Holly was a lot of fun to write about in Faithful Place. She’s feisty, strong-willed, loving, smart, and devious, which makes for interesting possibilities. So when I started thinking about writing about teenagers, it occurred to me that Holly, who was nine in Faithful Place, would be sixteen now—and that if she were to find a card that claimed someone had information about a murder, she’d probably bring it to Detective Stephen Moran, since she knows him from the events of Faithful Place. And it also occurred to me that Holly’s attitude to murder—especially a murder that had a huge impact on her closest friends—might be a bit more complicated than most people’s . . .
St. Kilda’s sounds like a real place. Did you go to a private girls’ school, or is this how you imagine it would be?
I think adolescence is, at heart, the same place no matter where you go to school, and no matter whether you’re a girl or a boy. It’s a strange, supercharged, liminal zone where reality’s borderlines aren’t as fixed as they are for adults: they can shift and slide, as they do for Holly and her friends; reality is defined by the interplay between you and your closest friends, rather than by anything outside that circle. And everything is crucially important, because you’re desperately trying to figure out, not only who you are, but who you’re going to allow to define that. Are you going to be the person that adults are telling you to be, the person your peers are telling you to be, or the person you feel you are? In order to find your feet in this world, you need to find a balance between all of those—and if you get that balance wrong, the way some of the characters do here, then things can go badly wrong.
I set the book in a small, private, single-sex school because it intensifies that atmosphere: it’s isolated from the outside world, so it heightens the feeling that only your private world is real, and that everything that happens in that world is immense and crucial. That way of thinking is seductive, but it’s also dangerous.
Texting plays a large part in The Secret Place. How did you become so adept at getting inside the mind of millennial teenaged girls and wrap your head around their thought process and the lingo?
I eavesdropped! I don’t know any teenagers, and I knew that, although the intensity and the central concerns of that age are always going to be the same, the ways they’re expressed change over time—my generation’s slang was different, we didn’t have mobile phones or social media . . . So I spent a lot of time lurking on teenagers’ Internet forums and Facebook accounts, and a lot of time hanging out at bus stops and on train platforms when school had just let out. Probably I looked like a total weirdo, staring into space as I edged closer to groups of girls, but I bet they never even noticed I existed. When you’re inside that bubble, the outside world doesn’t count.
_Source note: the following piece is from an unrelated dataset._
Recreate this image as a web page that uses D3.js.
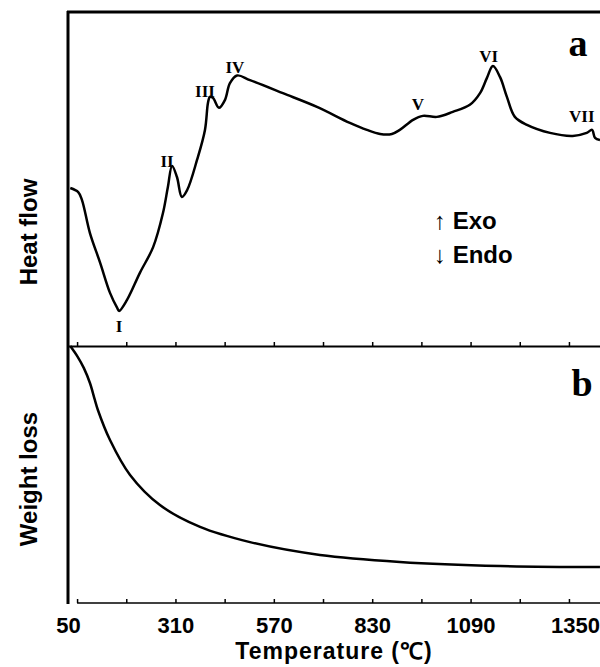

The administration at St. Kilda’s is trying to hold off the Internet by creating the “Secret Place,” a bulletin board in a hallway where students can post messages, photos, and artwork. Do you think this could possibly succeed in the real high school? Or is this wishful thinking?
St. Kilda’s is a very controlled place, and teenagers are wild creatures who instinctively fight against being controlled. The Secret Place is meant to be a safety valve, a place where the girls can burn off a little of that wild energy in a safe, supervised way; it’s meant to hold off not just the Internet but all the passion and fury and longing of being that age. I think strategies like that can succeed in the short term—but they’re trying to suppress a force of nature, and in the long term, something’s going to give. That’s what happens in the book: that force boils up under all the neat control mechanisms, and finally it blows the lid right off them.
Antoinette Conway is a wonderful character. Her interplay with Stephen Moran—non-verbal, instinctive—is great character work. Do you think if the Dublin Murder squad really existed, it would be so anti-woman, and anti-this-woman?
I don’t think Conway’s real problem with the Murder squad is that she’s a woman. I think it’s that she’s still struggling with the same question that dogs the teenagers and Stephen: who gets to define you? Some people will always try to define others, by force if necessary, especially when those others are some kind of threat. One of the dynamics where that can happen is men trying to define women according to their own needs—but it’s far from the only one in real life, and it’s far from the only one in the book. Conway refuses to budge an inch to adapt to the Murder squad; she’s like a teenager refusing to conform to peer pressure, and the squad—which is a tight-knit, isolated world not that different from St. Kilda’s—reacts with the same ferocity as a group of teenagers would.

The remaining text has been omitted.